I had to make the following code changes to get it to run on the Tezro. I guess you are using the (older?) CBLAS routines as opposed to the SCSL C interface.
man INTRO_BLAS3 wrote: NOTE: SCSL supports two different C interfaces to the BLAS:

* The C interface described in this man page and in individual BLAS man
pages follows the same conventions used for the C interface to the
SCSL signal processing library.

* SCSL also supports the C interface to the legacy BLAS set forth by
the BLAS Technical Forum. This interface supports row-major storage
of multidimensional arrays; see INTRO_CBLAS(3S) for details.



Here's the diff output:

Code: Select all

~:diff test_double.c test_double.orig.c
5,6c5,6
< /* #include <cblas.h> */
< #include <scsl_blas.h>
---
> #include <cblas.h>
>
42c42
<     dgemm("N", "N", n, n, n, alpha, &a[0], n, &b[0], n, beta, &c[0], n);
---
>     dgemm(NoTranspose, NoTranspose, n, n, n, alpha, &a[0], n, &b[0], n, beta, &c[0], n);


and the compile line changes (for me) to:
cc -fullwarn -O3 -Ofast=IP35 -IPA -o test_double test_double.c -lscs -lftn


The result is
test_double
Using default value, n = 128

Elapsed time to multiply two matrices of order 128: 0.003320


Now, to be fair I re-ran the origin test_quad in "double" mode (replace long double -> double ) and got:

~:cc -fullwarn -O3 -Ofast=IP35 -IPA -o test_quad-double test_quad-double.c
~:test_quad-double Using default value, n = 128
size of double: 8

Elapsed time to multiply two matrices of order 128: 0.002489


which was faster (!) than the blas routine on my machine. Naive matrix mult not so bad for general matrix types?

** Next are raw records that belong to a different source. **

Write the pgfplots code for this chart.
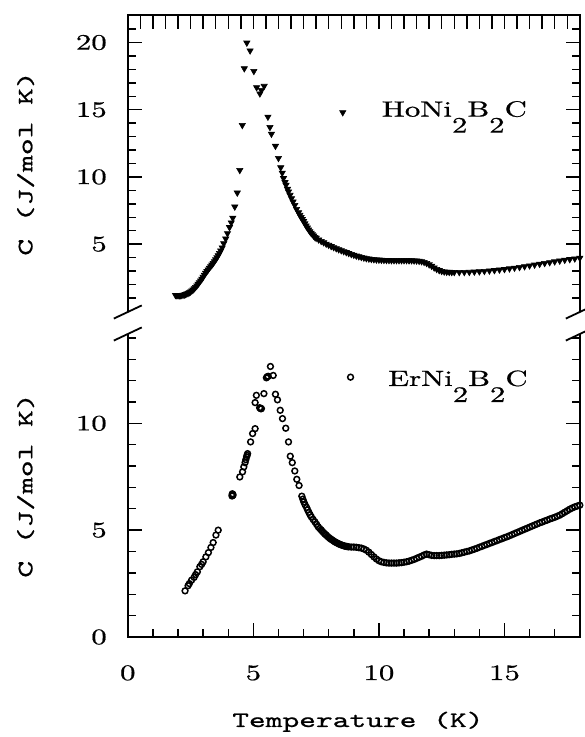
\documentclass[border=0pt]{standalone}
\usepackage{fontspec}
\usepackage{pgfplots}
\pgfplotsset{compat=1.18}
\newfontfamily\rmwide{lmroman10-regular}[Extension=.otf,FakeStretch=1.4,FakeBold=0.8]
\newfontfamily\ttwide{lmmono10-regular}[Extension=.otf,FakeStretch=1.45,FakeBold=0.9]

\pgfplotstableread{
x y
1.90 1.20
1.95 1.19
2.00 1.18
2.05 1.18
2.10 1.19
2.15 1.20
2.20 1.22
2.25 1.24
2.30 1.27
2.35 1.31
2.40 1.35
2.45 1.40
2.50 1.46
2.55 1.53
2.60 1.61
2.65 1.70
2.70 1.80
2.75 1.91
2.80 2.03
2.85 2.15
2.90 2.28
2.95 2.41
3.00 2.55
3.05 2.70
3.10 2.85
3.15 2.98
3.20 3.10
3.25 3.22
3.30 3.34
3.35 3.46
3.40 3.58
3.45 3.71
3.50 3.85
3.55 4.00
3.60 4.16
3.65 4.33
3.70 4.51
3.76 4.74
3.82 5.05
3.90 5.40
3.97 5.80
4.05 6.25
4.12 6.60
4.18 6.95
4.26 7.78
4.36 8.82
4.46 10.50
4.56 13.85
4.64 18.07
4.74 19.98
4.87 19.40
5.02 17.87
5.13 16.66
5.26 16.20
5.32 16.45
5.43 16.76
5.58 14.47
5.66 13.70
5.72 13.20
5.88 12.30
6.00 11.40
6.09 10.70
6.15 10.30
6.20 9.90
6.26 9.60
6.30 9.40
6.36 9.10
6.40 8.90
6.46 8.65
6.52 8.40
6.58 8.15
6.65 7.90
6.72 7.60
6.80 7.35
6.85 7.16
6.90 7.00
6.95 6.85
7.00 6.70
7.05 6.53
7.10 6.37
7.15 6.22
7.20 6.08
7.25 5.95
7.30 5.83
7.35 5.72
7.40 5.62
7.45 5.52
7.50 5.45
7.60 5.33
7.70 5.22
7.80 5.12
7.90 5.02
8.00 4.93
8.10 4.84
8.20 4.76
8.30 4.68
8.40 4.60
8.50 4.53
8.60 4.46
8.70 4.39
8.80 4.32
8.90 4.25
9.00 4.19
9.10 4.13
9.20 4.08
9.30 4.03
9.40 3.98
9.50 3.94
9.60 3.91
9.70 3.88
9.80 3.86
9.90 3.84
10.00 3.83
10.10 3.82
10.20 3.81
10.30 3.80
10.40 3.80
10.50 3.79
10.60 3.79
10.70 3.79
10.80 3.79
10.90 3.79
11.00 3.79
11.10 3.79
11.20 3.78
11.30 3.78
11.40 3.77
11.50 3.76
11.60 3.74
11.70 3.71
11.80 3.66
11.90 3.58
12.00 3.48
12.10 3.37
12.20 3.25
12.30 3.14
12.40 3.05
12.50 2.99
12.60 2.95
12.70 2.93
12.80 2.92
12.90 2.91
13.00 2.91
13.20 2.91
13.40 2.91
13.60 2.92
13.80 2.94
14.00 2.96
14.20 2.99
14.40 3.02
14.60 3.05
14.80 3.09
15.00 3.13
15.20 3.18
15.40 3.23
15.60 3.28
15.80 3.34
16.00 3.40
16.20 3.46
16.40 3.52
16.60 3.58
16.80 3.64
17.00 3.70
17.20 3.76
17.40 3.82
17.60 3.87
17.80 3.92
18.00 3.97
}\hodata

\pgfplotstableread{
x y
2.28 2.16
2.40 2.40
2.45 2.50
2.54 2.66
2.64 2.79
2.70 2.92
2.77 3.05
2.87 3.29
2.94 3.40
3.00 3.52
3.11 3.75
3.21 3.95
3.31 4.19
3.40 4.42
3.51 4.77
3.60 5.00
4.15 6.60
4.16 6.65
4.17 6.62
4.18 6.68
4.19 6.64
4.16 6.70
4.46 7.49
4.57 7.73
4.62 7.96
4.67 8.16
4.70 8.30
4.73 8.43
4.75 8.50
4.77 8.58
4.89 9.13
4.97 9.52
5.07 9.75
5.07 10.97
5.12 11.31
5.25 10.73
5.28 10.70
5.30 10.68
5.32 10.69
5.42 11.39
5.52 12.13
5.55 12.18
5.59 12.20
5.68 12.66
5.79 12.24
5.88 11.36
5.96 11.10
6.07 10.61
6.16 10.22
6.29 9.77
6.40 9.13
6.47 8.46
6.55 8.16
6.65 7.77
6.73 7.38
6.82 7.09
6.93 6.59
6.97 6.45
7.01 6.32
7.06 6.19
7.12 6.06
7.16 5.95
7.21 5.83
7.26 5.72
7.31 5.62
7.38 5.50
7.45 5.39
7.52 5.27
7.58 5.16
7.64 5.08
7.70 5.01
7.75 4.94
7.80 4.88
7.85 4.82
7.90 4.77
7.95 4.71
8.00 4.66
8.05 4.61
8.10 4.57
8.15 4.53
8.20 4.49
8.25 4.45
8.30 4.42
8.35 4.39
8.40 4.36
8.45 4.33
8.50 4.31
8.55 4.29
8.60 4.27
8.65 4.25
8.70 4.24
8.75 4.23
8.80 4.22
8.90 4.21
9.00 4.21
9.10 4.20
9.20 4.18
9.30 4.16
9.40 4.12
9.50 4.06
9.60 3.97
9.70 3.86
9.80 3.75
9.90 3.65
10.00 3.57
10.10 3.52
10.20 3.49
10.30 3.47
10.40 3.46
10.50 3.46
10.60 3.46
10.70 3.46
10.80 3.47
10.90 3.48
11.00 3.50
11.10 3.52
11.20 3.55
11.30 3.59
11.40 3.63
11.50 3.68
11.60 3.73
11.70 3.78
11.80 3.84
11.90 3.88
12.00 3.85
12.10 3.82
12.20 3.81
12.30 3.81
12.40 3.81
12.50 3.82
12.60 3.83
12.70 3.84
12.80 3.85
12.90 3.87
13.00 3.88
13.10 3.89
13.20 3.91
13.30 3.94
13.40 3.97
13.50 4.00
13.60 4.03
13.70 4.07
13.80 4.11
13.90 4.15
14.00 4.20
14.10 4.24
14.20 4.29
14.30 4.33
14.40 4.38
14.50 4.42
14.60 4.47
14.70 4.51
14.80 4.56
14.90 4.60
15.00 4.65
15.10 4.69
15.20 4.74
15.30 4.79
15.40 4.84
15.50 4.89
15.60 4.94
15.70 4.99
15.80 5.04
15.90 5.09
16.00 5.14
16.10 5.19
16.20 5.24
16.30 5.29
16.40 5.34
16.50 5.38
16.60 5.43
16.70 5.47
16.80 5.52
16.90 5.56
17.00 5.60
17.10 5.65
17.20 5.70
17.30 5.77
17.40 5.84
17.50 5.91
17.60 5.98
17.70 6.04
17.80 6.09
17.90 6.13
18.00 6.17
}\erdata

\pgfplotsset{
  myax/.style={
    scale only axis, width=226pt, xmin=0, xmax=18,
    axis line style={draw=none},
    clip=false,
    tick style={line width=0.7pt, black},
    major tick length=7pt, minor tick length=4pt,
    /pgf/number format/assume math mode=true,
    ticklabel style={font=\fontsize{11}{13}\selectfont\rmwide},
    yticklabel style={anchor=east, xshift=-7pt},
    every axis y label/.style={at={(axis description cs:-0.226,0.5)}, rotate=90, anchor=center, font=\fontsize{11}{13}\selectfont\ttwide},
    every axis x label/.style={at={(axis description cs:0.509,-0.297)}, anchor=base, font=\fontsize{11}{13}\selectfont\ttwide},
  },
  homark/.style={only marks, mark=triangle*, mark size=1.8pt, mark options={rotate=180, fill=black, draw=black, line width=0.3pt}},
  ermark/.style={only marks, mark=o, mark size=1.45pt, mark options={line width=0.75pt, draw=black}},
}

\begin{document}
\begin{tikzpicture}[font=\fontsize{11}{13}\selectfont\rmwide]
\useasboundingbox (-63.9pt,-50pt) rectangle (228.1pt,318.5pt);

\begin{axis}[myax, name=top, at={(0pt,162.5pt)}, anchor=south west, height=148.5pt,
  ymin=-0.05, ymax=22.05,
  xtick={0,0.5,...,18}, xticklabels={}, xtick pos=right,
  ytick={5,10,15,20}, minor ytick={1,...,22},
  ylabel={C (J/mol K)}]
\addplot[homark] table[x=x,y=y] {\hodata};
\addplot[homark] coordinates {(8.56,14.8)};
\node[anchor=base west, inner sep=0pt] at (axis cs:10.1,14.49) {HoNi\raisebox{-8pt}{2}B\raisebox{-8pt}{2}C};
\end{axis}

\begin{axis}[myax, name=bot, at={(0pt,0pt)}, anchor=south west, height=151.5pt,
  ymin=0, ymax=14.18,
  xtick={0,5,10,15}, minor xtick={1,...,18}, xtick pos=left,
  xticklabel style={anchor=base, yshift=-21.5pt},
  ytick={0,5,10}, minor ytick={1,...,14},
  ylabel={C (J/mol K)}, xlabel={Temperature (K)}]
\addplot[ermark] table[x=x,y=y] {\erdata};
\addplot[ermark] coordinates {(8.87,12.16)};
\node[anchor=base west, inner sep=0pt] at (axis cs:10.35,11.75) {ErNi\raisebox{-8pt}{2}B\raisebox{-8pt}{2}C};
\end{axis}

\draw[line width=1pt, line join=miter] (top.south west) -- (top.north west) -- (top.north east) -- (top.south east);
\draw[line width=1pt, line join=miter] (bot.north west) -- (bot.south west) -- (bot.south east) -- (bot.north east);
\foreach \p in {top.south west, top.south east, bot.north west, bot.north east}
  \draw[line width=0.9pt] ([shift={(-7pt,-3.3pt)}]\p) -- ([shift={(7pt,3.3pt)}]\p);
\end{tikzpicture}
\end{document}
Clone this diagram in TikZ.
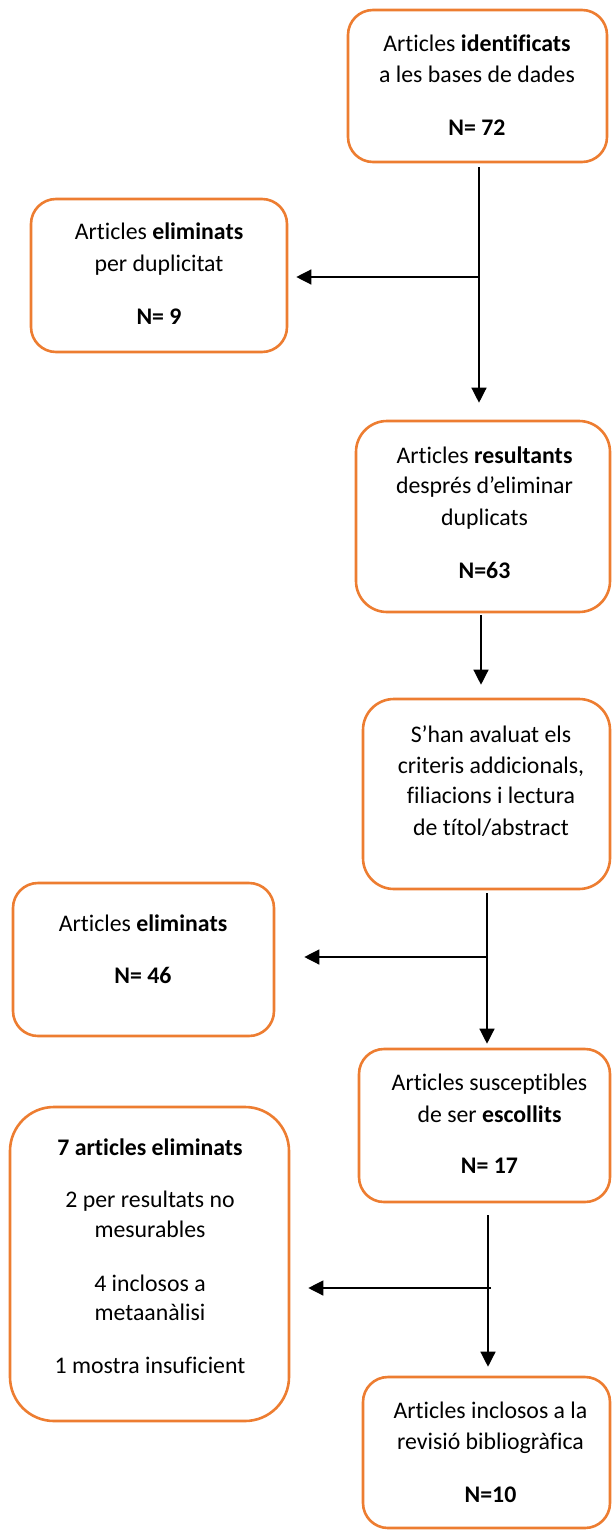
\documentclass[tikz,border=0pt]{standalone}
\usepackage{fontspec}
\setmainfont{Carlito}[Ligatures=NoCommon]
\usetikzlibrary{arrows.meta}
\definecolor{boxorange}{HTML}{ED7D31}
\begin{document}
\begin{tikzpicture}[x=1pt,y=-1pt,
  flowbox/.style={draw=boxorange, line width=2.6pt, fill=white, inner sep=0pt},
  txt/.style={anchor=base, inner sep=0pt, font=\fontsize{23.8}{31}\selectfont},
  arr/.style={line width=1.3pt, draw=black, -{Triangle[length=15pt,width=15pt]}},
]
\useasboundingbox (0,0) rectangle (611,1530);

% boxes
\node[flowbox, rounded corners=25pt, minimum width=259pt, minimum height=152pt] (b1) at (477.5,86) {};
\node[flowbox, rounded corners=25pt, minimum width=256pt, minimum height=153pt] (b2) at (159,275.5) {};
\node[flowbox, rounded corners=31pt, minimum width=254pt, minimum height=191pt] (b3) at (483,516.5) {};
\node[flowbox, rounded corners=31pt, minimum width=247pt, minimum height=190pt] (b4) at (486.5,794) {};
\node[flowbox, rounded corners=25pt, minimum width=261pt, minimum height=153pt] (b5) at (143.5,959.5) {};
\node[flowbox, rounded corners=25pt, minimum width=251pt, minimum height=153pt] (b6) at (484.5,1125.5) {};
\node[flowbox, rounded corners=44pt, minimum width=279pt, minimum height=314pt] (b7) at (149.5,1264) {};
\node[flowbox, rounded corners=25pt, minimum width=247pt, minimum height=151pt] (b8) at (486.5,1452.5) {};

% texts
\node[txt] (t1a) at (477,52) {Articles \textbf{identificats}};
\node[txt] (t1b) at (477,83) {a les bases de dades};
\node[txt] (t1c) at (477,136) {\textbf{N= 72}};

\node[txt] (t2a) at (159,240) {Articles \textbf{eliminats}};
\node[txt] (t2b) at (159,272) {per duplicitat};
\node[txt] (t2c) at (159,324) {\textbf{N= 9}};

\node[txt] (t3a) at (484.5,463) {Articles \textbf{resultants}};
\node[txt] (t3b) at (484.5,493) {després d’eliminar};
\node[txt] (t3c) at (484.5,525) {duplicats};
\node[txt] (t3d) at (484.5,578) {\textbf{N=63}};

\node[txt] (t4a) at (491,742) {S’han avaluat els};
\node[txt] (t4b) at (491,773) {criteris addicionals,};
\node[txt] (t4c) at (491,803) {filiacions i lectura};
\node[txt] (t4d) at (491,835) {de títol/abstract};

\node[txt] (t5a) at (143,931) {Articles \textbf{eliminats}};
\node[txt] (t5b) at (143,983) {\textbf{N= 46}};

\node[txt] (t6a) at (489.5,1090) {Articles susceptibles};
\node[txt] (t6b) at (489.5,1122) {de ser \textbf{escollits}};
\node[txt] (t6c) at (489.5,1173) {\textbf{N= 17}};

\node[txt] (t7a) at (150,1155) {\textbf{7 articles eliminats}};
\node[txt] (t7b) at (150,1207) {2 per resultats no};
\node[txt] (t7c) at (150,1237) {mesurables};
\node[txt] (t7d) at (150,1291) {4 inclosos a};
\node[txt] (t7e) at (150,1320) {metaanàlisi};
\node[txt] (t7f) at (150,1373) {1 mostra insuficient};

\node[txt] (t8a) at (490.5,1418) {Articles inclosos a la};
\node[txt] (t8b) at (490.5,1449) {revisió bibliogràfica};
\node[txt] (t8c) at (490.5,1502) {\textbf{N=10}};

% junctions
\coordinate (j1) at (479,277);
\coordinate (j2) at (481,650);
\coordinate (j3) at (487,957);
\coordinate (j4) at (488,1288);
\coordinate (j4r) at (491,1288);

% connectors
\draw[arr, shorten <=4pt, shorten >=17pt] (b1.south -| j1) -- (b3.north -| j1);
\draw[arr, shorten >=8pt] (j1) -- (b2.east |- j1);

\draw[arr, shorten <=2pt, shorten >=13pt] (b3.south -| j2) -- (b4.north -| j2);

\draw[arr, shorten <=3pt, shorten >=4pt] (b4.south -| j3) -- (b6.north -| j3);
\draw[arr, shorten >=29pt] (j3) -- (b5.east |- j3);

\draw[arr, shorten <=12pt, shorten >=9pt] (b6.south -| j4) -- (b8.north -| j4);
\draw[arr, shorten >=18pt] (j4r) -- (b7.east |- j4r);
\end{tikzpicture}
\end{document}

Another test in "64 bit mode"

cc -64 -fullwarn -O3 -Ofast=IP35 -IPA -o test_double test_double.c -lscs -lftn

test_double
Using default value, n = 128

Elapsed time to multiply two matrices of order 128: 0.003326


no change from -n32. But switch in the multiprocessor version of SCSL lib and

cc -n32 -fullwarn -O3 -Ofast=IP35 -IPA -o test_double test_double.c -lscs_mp -lftn
test_double
Using default value, n = 128

Elapsed time to multiply two matrices of order 128: 0.045474


which is slower on the small matrix, so let's try the 1024x1024.

cc -n32 -fullwarn -O3 -Ofast=IP35 -IPA -o test_double test_double.c -lscs -lftn
Using default value, n = 1024

Elapsed time to multiply two matrices of order 1024: 1.320950

cc -n32 -fullwarn -O3 -Ofast=IP35 -IPA -o test_double test_double.c -lscs_mp -lftn

test_double
Using default value, n = 1024

Elapsed time to multiply two matrices of order 1024: 0.941582


as expected on larger problems the multiprocessing starts to pay off.

The message that keeps getting shoved into my face again and again with coding for performance (math or graphics) is "Know your hardware, know your problem." and find the fast-path for your situation. As an addendum I'd add that this implies high-performance cross-platform code seems to be a pipe dream.